[WRITTEN PROBLEM]:
Retype only the lines below from the one with "Emit a Python" to the one with "showlegend=False, cliponaxis=False))", inclusive, skipping every image.

****************

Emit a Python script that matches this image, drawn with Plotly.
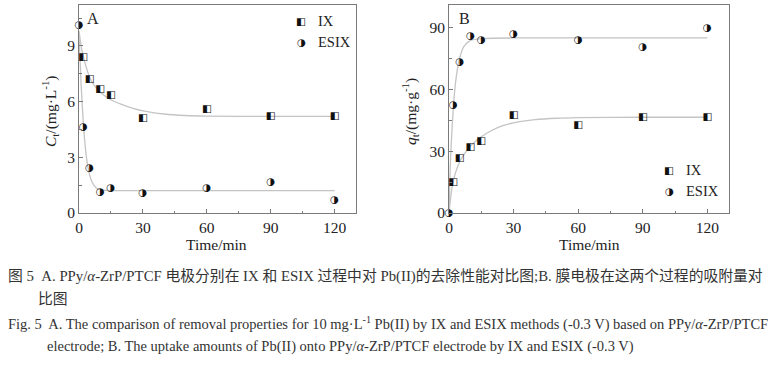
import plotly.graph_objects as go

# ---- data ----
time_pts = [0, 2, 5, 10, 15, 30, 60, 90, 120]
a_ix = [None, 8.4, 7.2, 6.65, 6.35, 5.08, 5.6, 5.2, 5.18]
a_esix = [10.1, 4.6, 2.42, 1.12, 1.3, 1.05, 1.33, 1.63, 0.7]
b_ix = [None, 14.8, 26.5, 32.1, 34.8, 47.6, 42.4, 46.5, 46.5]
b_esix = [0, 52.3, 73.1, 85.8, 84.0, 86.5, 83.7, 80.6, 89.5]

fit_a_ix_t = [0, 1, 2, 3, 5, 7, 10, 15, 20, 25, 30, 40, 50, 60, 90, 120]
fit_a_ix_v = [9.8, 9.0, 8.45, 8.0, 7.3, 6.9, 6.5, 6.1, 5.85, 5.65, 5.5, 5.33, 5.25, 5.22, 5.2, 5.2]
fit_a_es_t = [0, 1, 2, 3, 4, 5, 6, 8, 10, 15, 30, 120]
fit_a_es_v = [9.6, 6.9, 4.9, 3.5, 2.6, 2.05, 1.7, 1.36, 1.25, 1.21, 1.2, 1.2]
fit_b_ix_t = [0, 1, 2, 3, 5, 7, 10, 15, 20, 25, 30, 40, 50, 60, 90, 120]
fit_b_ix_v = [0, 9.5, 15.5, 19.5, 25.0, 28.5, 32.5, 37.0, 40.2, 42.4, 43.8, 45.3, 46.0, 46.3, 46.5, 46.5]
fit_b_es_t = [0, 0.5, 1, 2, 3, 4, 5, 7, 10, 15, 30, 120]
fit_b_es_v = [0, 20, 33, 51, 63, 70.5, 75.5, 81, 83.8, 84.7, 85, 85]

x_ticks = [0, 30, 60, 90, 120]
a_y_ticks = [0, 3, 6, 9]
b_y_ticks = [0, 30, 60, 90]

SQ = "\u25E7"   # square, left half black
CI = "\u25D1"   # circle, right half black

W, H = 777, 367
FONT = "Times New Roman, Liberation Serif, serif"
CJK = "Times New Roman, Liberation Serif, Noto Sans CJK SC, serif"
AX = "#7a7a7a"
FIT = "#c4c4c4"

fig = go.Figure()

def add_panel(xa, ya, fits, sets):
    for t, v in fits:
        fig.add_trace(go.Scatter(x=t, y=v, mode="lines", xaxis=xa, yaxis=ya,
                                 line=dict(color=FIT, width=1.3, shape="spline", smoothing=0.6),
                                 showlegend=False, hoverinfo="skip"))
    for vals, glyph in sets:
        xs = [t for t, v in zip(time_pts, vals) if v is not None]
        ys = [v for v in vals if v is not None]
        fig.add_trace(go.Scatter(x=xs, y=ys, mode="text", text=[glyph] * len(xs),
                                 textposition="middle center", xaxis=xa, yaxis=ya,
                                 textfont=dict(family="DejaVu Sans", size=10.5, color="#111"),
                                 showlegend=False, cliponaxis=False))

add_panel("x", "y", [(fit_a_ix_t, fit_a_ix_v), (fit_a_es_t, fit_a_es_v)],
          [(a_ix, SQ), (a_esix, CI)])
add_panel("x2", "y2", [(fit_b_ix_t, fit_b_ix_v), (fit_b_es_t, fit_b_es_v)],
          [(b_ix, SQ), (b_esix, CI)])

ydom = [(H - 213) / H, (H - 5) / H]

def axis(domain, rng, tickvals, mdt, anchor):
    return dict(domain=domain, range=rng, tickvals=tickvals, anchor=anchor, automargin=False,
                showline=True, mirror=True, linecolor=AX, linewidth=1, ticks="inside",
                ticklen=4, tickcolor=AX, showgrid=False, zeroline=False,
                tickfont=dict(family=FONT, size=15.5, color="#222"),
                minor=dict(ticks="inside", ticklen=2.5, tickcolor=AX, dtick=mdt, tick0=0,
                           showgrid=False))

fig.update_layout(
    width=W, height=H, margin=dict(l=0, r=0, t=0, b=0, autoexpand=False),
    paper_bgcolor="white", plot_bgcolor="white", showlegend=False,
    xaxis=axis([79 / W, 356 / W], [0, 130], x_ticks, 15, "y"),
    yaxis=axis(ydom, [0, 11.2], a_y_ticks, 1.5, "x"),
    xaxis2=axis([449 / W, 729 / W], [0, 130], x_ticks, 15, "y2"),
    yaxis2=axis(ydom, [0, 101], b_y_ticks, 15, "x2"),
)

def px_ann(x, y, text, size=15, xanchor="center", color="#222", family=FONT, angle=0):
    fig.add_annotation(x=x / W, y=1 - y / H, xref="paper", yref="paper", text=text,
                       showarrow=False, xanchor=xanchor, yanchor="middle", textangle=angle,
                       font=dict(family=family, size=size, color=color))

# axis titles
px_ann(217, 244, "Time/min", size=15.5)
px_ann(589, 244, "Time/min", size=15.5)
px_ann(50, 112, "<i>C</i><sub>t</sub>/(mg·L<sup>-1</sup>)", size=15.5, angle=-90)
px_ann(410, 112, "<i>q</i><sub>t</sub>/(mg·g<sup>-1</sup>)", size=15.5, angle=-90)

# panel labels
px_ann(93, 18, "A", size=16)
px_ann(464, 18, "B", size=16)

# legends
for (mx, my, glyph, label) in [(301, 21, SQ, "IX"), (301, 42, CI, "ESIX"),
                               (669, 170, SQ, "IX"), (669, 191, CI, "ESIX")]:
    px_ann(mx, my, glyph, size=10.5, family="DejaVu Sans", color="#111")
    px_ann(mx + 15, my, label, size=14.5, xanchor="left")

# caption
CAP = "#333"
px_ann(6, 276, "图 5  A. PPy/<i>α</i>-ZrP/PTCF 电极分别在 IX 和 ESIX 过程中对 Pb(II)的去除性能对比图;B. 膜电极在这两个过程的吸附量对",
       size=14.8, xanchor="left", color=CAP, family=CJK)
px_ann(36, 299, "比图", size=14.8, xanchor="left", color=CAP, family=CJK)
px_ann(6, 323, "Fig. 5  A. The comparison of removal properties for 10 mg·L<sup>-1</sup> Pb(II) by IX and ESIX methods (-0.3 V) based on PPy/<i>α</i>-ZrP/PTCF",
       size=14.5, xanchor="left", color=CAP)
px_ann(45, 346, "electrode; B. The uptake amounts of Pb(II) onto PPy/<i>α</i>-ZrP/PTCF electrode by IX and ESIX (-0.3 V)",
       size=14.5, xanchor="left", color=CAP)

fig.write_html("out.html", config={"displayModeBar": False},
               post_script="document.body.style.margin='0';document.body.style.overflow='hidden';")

****************

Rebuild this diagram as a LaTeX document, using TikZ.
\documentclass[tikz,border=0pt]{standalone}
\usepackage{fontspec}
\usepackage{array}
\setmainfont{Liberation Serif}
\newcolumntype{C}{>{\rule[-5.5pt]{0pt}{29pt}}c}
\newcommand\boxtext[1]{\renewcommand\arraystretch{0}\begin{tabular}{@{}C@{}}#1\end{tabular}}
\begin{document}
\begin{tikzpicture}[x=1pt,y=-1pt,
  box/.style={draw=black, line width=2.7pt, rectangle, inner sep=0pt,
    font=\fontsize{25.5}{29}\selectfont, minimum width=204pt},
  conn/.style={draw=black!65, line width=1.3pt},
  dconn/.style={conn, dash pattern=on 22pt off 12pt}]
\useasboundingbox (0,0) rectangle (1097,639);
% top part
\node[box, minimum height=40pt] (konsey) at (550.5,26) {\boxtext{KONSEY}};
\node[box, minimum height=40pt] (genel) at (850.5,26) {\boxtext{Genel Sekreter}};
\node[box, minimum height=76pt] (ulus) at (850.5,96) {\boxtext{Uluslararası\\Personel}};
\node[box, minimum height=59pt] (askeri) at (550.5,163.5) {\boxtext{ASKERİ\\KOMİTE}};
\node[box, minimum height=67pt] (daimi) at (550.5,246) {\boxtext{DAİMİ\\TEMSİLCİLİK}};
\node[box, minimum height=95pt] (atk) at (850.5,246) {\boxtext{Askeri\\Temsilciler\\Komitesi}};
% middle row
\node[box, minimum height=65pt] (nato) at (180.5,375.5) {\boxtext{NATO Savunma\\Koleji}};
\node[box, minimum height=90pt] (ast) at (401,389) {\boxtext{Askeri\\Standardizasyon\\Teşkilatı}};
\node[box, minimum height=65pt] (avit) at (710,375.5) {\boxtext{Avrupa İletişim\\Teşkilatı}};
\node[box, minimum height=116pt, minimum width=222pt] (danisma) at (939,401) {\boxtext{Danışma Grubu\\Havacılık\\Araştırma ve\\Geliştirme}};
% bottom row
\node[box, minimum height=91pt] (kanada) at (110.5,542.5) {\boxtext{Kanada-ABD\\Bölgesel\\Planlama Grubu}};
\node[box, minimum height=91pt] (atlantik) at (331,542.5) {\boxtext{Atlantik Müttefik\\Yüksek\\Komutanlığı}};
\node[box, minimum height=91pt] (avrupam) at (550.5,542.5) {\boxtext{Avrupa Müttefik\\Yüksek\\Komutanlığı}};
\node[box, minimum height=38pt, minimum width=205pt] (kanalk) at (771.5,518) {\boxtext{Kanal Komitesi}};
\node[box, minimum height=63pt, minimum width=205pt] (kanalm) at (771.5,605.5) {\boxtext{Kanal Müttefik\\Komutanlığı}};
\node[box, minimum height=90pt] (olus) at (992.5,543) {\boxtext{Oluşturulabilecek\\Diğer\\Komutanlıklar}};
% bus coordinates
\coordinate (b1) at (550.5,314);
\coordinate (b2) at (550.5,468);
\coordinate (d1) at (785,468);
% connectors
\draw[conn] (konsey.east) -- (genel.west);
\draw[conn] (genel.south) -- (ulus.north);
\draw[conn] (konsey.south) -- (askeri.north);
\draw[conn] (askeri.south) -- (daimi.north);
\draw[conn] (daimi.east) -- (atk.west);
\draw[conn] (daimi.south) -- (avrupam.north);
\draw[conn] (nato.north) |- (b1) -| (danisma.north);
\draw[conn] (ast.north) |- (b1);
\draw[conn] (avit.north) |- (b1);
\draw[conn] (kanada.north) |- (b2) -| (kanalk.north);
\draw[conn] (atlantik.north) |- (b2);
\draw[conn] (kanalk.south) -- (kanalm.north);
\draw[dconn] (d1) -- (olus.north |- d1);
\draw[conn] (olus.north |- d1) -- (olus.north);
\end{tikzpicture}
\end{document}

****************

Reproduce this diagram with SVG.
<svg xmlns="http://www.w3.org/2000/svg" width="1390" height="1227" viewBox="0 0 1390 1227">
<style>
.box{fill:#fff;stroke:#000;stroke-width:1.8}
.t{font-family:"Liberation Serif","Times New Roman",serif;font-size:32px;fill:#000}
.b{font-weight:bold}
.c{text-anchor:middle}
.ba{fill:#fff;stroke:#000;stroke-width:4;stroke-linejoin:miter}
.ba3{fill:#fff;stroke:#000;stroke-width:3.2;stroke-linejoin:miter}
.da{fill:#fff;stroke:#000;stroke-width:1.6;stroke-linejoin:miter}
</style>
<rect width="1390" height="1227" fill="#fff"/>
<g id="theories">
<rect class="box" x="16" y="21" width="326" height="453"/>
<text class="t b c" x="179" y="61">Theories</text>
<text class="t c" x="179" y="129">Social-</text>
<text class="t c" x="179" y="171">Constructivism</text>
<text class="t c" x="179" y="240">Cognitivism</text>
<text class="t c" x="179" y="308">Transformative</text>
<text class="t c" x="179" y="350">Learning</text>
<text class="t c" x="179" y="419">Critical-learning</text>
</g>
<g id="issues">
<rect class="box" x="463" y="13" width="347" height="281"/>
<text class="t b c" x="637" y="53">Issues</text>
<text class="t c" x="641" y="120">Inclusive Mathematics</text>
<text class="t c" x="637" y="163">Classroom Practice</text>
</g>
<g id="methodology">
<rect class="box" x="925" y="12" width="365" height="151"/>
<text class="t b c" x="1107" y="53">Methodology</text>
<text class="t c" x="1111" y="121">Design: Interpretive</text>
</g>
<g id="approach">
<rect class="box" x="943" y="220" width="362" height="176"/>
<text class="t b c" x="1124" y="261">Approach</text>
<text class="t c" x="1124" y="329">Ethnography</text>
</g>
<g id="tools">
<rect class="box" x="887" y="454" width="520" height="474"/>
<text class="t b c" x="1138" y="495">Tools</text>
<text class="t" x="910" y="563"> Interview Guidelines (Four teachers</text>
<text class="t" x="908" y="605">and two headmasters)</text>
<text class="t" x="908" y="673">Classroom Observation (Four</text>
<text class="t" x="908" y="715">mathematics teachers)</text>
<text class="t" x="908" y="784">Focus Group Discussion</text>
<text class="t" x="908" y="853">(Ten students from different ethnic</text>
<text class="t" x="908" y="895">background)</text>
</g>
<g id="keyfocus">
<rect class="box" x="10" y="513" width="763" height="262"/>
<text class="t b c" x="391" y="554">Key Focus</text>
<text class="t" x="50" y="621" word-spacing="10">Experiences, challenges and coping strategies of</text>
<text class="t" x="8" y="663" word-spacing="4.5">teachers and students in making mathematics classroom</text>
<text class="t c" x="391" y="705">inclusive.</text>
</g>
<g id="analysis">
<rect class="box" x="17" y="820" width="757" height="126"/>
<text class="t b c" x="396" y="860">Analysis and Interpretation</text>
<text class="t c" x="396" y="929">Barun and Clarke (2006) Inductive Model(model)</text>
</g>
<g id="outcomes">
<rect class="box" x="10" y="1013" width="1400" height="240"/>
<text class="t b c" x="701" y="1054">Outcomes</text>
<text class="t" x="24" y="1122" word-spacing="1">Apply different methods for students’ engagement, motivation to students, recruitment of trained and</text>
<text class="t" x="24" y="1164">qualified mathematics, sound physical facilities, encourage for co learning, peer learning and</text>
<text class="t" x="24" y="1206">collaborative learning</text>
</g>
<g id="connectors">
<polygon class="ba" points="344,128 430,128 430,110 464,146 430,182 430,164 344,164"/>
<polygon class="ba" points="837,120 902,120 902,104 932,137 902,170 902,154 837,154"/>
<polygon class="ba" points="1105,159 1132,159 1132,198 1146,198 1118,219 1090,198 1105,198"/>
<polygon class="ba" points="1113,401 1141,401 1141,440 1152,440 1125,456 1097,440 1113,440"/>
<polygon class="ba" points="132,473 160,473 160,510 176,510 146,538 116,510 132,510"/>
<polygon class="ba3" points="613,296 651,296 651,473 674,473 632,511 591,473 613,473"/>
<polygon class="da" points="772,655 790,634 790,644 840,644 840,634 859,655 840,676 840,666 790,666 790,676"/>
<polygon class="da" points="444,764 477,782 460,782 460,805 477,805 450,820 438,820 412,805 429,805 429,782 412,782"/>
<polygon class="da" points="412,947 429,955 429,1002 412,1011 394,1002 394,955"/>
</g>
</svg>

****************

[SOLUTION]:
Emit a Python script that matches this image, drawn with Plotly.
import plotly.graph_objects as go

# ---- data ----
time_pts = [0, 2, 5, 10, 15, 30, 60, 90, 120]
a_ix = [None, 8.4, 7.2, 6.65, 6.35, 5.08, 5.6, 5.2, 5.18]
a_esix = [10.1, 4.6, 2.42, 1.12, 1.3, 1.05, 1.33, 1.63, 0.7]
b_ix = [None, 14.8, 26.5, 32.1, 34.8, 47.6, 42.4, 46.5, 46.5]
b_esix = [0, 52.3, 73.1, 85.8, 84.0, 86.5, 83.7, 80.6, 89.5]

fit_a_ix_t = [0, 1, 2, 3, 5, 7, 10, 15, 20, 25, 30, 40, 50, 60, 90, 120]
fit_a_ix_v = [9.8, 9.0, 8.45, 8.0, 7.3, 6.9, 6.5, 6.1, 5.85, 5.65, 5.5, 5.33, 5.25, 5.22, 5.2, 5.2]
fit_a_es_t = [0, 1, 2, 3, 4, 5, 6, 8, 10, 15, 30, 120]
fit_a_es_v = [9.6, 6.9, 4.9, 3.5, 2.6, 2.05, 1.7, 1.36, 1.25, 1.21, 1.2, 1.2]
fit_b_ix_t = [0, 1, 2, 3, 5, 7, 10, 15, 20, 25, 30, 40, 50, 60, 90, 120]
fit_b_ix_v = [0, 9.5, 15.5, 19.5, 25.0, 28.5, 32.5, 37.0, 40.2, 42.4, 43.8, 45.3, 46.0, 46.3, 46.5, 46.5]
fit_b_es_t = [0, 0.5, 1, 2, 3, 4, 5, 7, 10, 15, 30, 120]
fit_b_es_v = [0, 20, 33, 51, 63, 70.5, 75.5, 81, 83.8, 84.7, 85, 85]

x_ticks = [0, 30, 60, 90, 120]
a_y_ticks = [0, 3, 6, 9]
b_y_ticks = [0, 30, 60, 90]

SQ = "\u25E7"   # square, left half black
CI = "\u25D1"   # circle, right half black

W, H = 777, 367
FONT = "Times New Roman, Liberation Serif, serif"
CJK = "Times New Roman, Liberation Serif, Noto Sans CJK SC, serif"
AX = "#7a7a7a"
FIT = "#c4c4c4"

fig = go.Figure()

def add_panel(xa, ya, fits, sets):
    for t, v in fits:
        fig.add_trace(go.Scatter(x=t, y=v, mode="lines", xaxis=xa, yaxis=ya,
                                 line=dict(color=FIT, width=1.3, shape="spline", smoothing=0.6),
                                 showlegend=False, hoverinfo="skip"))
    for vals, glyph in sets:
        xs = [t for t, v in zip(time_pts, vals) if v is not None]
        ys = [v for v in vals if v is not None]
        fig.add_trace(go.Scatter(x=xs, y=ys, mode="text", text=[glyph] * len(xs),
                                 textposition="middle center", xaxis=xa, yaxis=ya,
                                 textfont=dict(family="DejaVu Sans", size=10.5, color="#111"),
                                 showlegend=False, cliponaxis=False))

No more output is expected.